Be opened. MARK 7:31–37
By Jacqui-Theresa Leiba
This Sunday’s gospel reflection recalls a childhood memory of a favourite poem by Elizabeth Barett Browning.
“Earth’s crammed with heaven,
And every common bush afire with God,
But only he who sees takes off his shoes;
The rest sit round and pluck blackberries.”
An experience of opening and awakening would very likely have prompted Barett Browning to write such thought-provoking poetry.
Some of our own local artists, poets, musicians, and Carnival designers create in ways that glorify God. Ephphatha is the call of all vocations. It is a call to an opening and awakening to a deeper life in Christ.
In his 2012 Angelus address, Pope Benedict XVI said, “There is an inner closing, which covers the deepest core of the person, what the bible calls the ‘heart’. That is what Jesus came to ‘open’, to liberate, to enable us to fully live our relationship with God and with others. ‘Ephphatha – Be opened,’ sums up Christ’s entire mission.”
In the gospel passage, the hearts of those who brought the man to Jesus were open to his plight and the man too would have needed to be open to being healed.
Most can recall our moment of opening to bringing others to Jesus.
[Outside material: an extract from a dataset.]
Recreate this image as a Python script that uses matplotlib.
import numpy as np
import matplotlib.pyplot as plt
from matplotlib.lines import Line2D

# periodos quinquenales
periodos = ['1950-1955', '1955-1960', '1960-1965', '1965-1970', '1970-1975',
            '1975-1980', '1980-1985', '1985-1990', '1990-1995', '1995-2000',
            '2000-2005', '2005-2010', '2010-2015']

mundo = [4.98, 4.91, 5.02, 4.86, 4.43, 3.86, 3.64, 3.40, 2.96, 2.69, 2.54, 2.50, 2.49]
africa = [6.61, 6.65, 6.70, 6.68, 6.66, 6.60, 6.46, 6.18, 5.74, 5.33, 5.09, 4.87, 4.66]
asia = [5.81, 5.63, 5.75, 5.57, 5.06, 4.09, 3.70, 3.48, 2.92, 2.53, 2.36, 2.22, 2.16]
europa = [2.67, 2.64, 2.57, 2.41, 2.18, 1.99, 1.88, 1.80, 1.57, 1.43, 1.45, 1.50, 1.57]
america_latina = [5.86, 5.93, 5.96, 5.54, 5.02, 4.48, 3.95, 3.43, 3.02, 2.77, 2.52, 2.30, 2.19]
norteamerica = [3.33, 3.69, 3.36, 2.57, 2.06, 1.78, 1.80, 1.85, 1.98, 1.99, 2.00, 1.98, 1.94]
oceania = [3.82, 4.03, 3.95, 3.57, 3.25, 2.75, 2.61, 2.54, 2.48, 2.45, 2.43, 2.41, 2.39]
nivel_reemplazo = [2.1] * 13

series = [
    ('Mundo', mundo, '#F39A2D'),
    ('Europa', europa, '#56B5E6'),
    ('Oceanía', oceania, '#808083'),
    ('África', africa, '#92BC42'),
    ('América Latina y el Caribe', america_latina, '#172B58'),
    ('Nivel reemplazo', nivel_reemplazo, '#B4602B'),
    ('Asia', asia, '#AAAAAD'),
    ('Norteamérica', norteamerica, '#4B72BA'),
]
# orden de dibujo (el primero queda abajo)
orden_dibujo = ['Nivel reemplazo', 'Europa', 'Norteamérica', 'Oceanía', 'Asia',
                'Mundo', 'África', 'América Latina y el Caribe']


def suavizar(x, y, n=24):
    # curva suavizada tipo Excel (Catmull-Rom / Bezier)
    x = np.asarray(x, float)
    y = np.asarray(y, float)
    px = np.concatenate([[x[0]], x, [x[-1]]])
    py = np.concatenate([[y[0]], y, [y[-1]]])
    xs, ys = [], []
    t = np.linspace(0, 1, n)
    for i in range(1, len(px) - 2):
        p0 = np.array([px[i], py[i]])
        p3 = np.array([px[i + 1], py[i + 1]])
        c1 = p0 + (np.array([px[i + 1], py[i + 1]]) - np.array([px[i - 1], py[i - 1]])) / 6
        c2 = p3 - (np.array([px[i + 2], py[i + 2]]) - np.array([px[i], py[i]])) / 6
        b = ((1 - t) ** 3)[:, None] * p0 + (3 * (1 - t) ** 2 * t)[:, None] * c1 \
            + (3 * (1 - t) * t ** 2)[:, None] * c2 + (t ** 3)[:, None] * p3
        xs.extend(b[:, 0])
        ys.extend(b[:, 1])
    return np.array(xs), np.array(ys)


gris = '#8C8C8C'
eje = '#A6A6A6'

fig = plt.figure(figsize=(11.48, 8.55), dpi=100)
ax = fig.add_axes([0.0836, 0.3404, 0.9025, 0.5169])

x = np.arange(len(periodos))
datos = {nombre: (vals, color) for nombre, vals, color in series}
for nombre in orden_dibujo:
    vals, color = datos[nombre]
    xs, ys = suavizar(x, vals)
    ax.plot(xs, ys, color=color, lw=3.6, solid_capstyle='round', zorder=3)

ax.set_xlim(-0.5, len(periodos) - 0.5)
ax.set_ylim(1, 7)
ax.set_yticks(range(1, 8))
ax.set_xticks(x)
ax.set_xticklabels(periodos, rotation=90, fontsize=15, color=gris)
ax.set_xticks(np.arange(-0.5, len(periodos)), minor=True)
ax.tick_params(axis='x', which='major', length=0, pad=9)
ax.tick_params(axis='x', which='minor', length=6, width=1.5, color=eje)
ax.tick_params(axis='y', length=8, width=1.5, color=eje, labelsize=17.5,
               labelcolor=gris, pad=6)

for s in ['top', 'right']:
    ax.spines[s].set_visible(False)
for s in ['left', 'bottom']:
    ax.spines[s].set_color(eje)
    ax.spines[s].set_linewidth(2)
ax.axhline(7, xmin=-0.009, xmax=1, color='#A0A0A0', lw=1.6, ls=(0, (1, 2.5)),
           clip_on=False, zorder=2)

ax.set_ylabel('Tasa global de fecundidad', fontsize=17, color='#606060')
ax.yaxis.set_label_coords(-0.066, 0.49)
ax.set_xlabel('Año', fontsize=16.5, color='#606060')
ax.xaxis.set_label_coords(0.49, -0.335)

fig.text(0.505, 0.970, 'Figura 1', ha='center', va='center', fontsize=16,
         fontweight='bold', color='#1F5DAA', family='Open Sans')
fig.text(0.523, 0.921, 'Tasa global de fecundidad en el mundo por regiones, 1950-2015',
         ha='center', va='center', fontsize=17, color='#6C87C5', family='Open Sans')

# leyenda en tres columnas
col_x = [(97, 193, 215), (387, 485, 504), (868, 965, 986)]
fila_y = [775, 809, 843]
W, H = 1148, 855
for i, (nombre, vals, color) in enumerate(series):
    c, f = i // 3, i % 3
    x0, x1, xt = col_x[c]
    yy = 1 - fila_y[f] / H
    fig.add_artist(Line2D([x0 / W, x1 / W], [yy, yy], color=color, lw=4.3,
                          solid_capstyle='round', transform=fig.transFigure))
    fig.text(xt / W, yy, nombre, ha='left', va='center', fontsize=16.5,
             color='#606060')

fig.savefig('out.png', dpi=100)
We prayed for them or offered a Mass for their well-being.
The various acts of mercy in our families and communities are indeed mutual acts of hearts and minds being opened: bringing others ourselves and others to God.
The gospel tells us that those who brought the man “…asked (Jesus) to lay his hand on him” (Mk 7:32). They expected Jesus to heal in the way they had come to know.
This was different and unexpected perhaps to bring us to the realisation that when we petition the Lord, we are to have an Ephphatha stance of simple trust and be open to leaving the ways of healing to the Lord.
There are times persons remain in their affliction but their relationship with Christ deepens and that too is healing.
Jesus takes the man aside in private. We are to be open to those times and places when the Lord wants to take us aside in private and away from our crowded lives. Through the power of the Holy Spirit, we may seek silence and solitude and open ourselves to listen to the Lord, to receive His healing.
In that way, God may be providing us a needed time of silence and solitude to listen to the Lord to receive His healing.
We can connect with Jesus’ sigh and look to Heaven as He heals the man. We recall our own sighs like Jesus, of compassion, or even frustration. We looked to Heaven and perhaps just momentarily, open to the love, mercy and help of the Father.
After the healing, the admiration of the crowd was “unbounded”. They spoke of Jesus in glowing terms and would not stop even though He ordered them to tell no-one about it. What might this teach us?
Jesus would certainly be unaffected by their admiration; so too should be our disposition as His followers. All must be done for the honour and glory of God in seeking to do His will. We must also ask ourselves who we admire and why. The crowd admired Jesus for doing “all things well”.
Once we are opened, we awaken and view life more and more through the lens of gospel values. We recall the story on the road to Emmaus. We are opened through the scriptures and our hearts burn within us listening to the Word of God.
As we receive the Holy Eucharist or spiritual communion, we hear Jesus’ whisper in our ear, “Ephphatha”, and we recognise the Lord at the breaking of bread and in our daily lives. We participate in a more awakened state to the new world that opens in us and in all creation. We come to know the truth of the gospel. The deaf hear, the dumb speak, the blind see, and perhaps we may even write poetry like Barett Browning’s.
PRAYER
Lord, help me to listen to Your call to “Ephphatha” in daily life. Amen.
Jacqui-Theresa Leiba is actively involved at St Patrick’s RC Church, Newtown. She facilitates contemplative prayer and retreats at the parish and at the Foundation for Human Development in Cascade.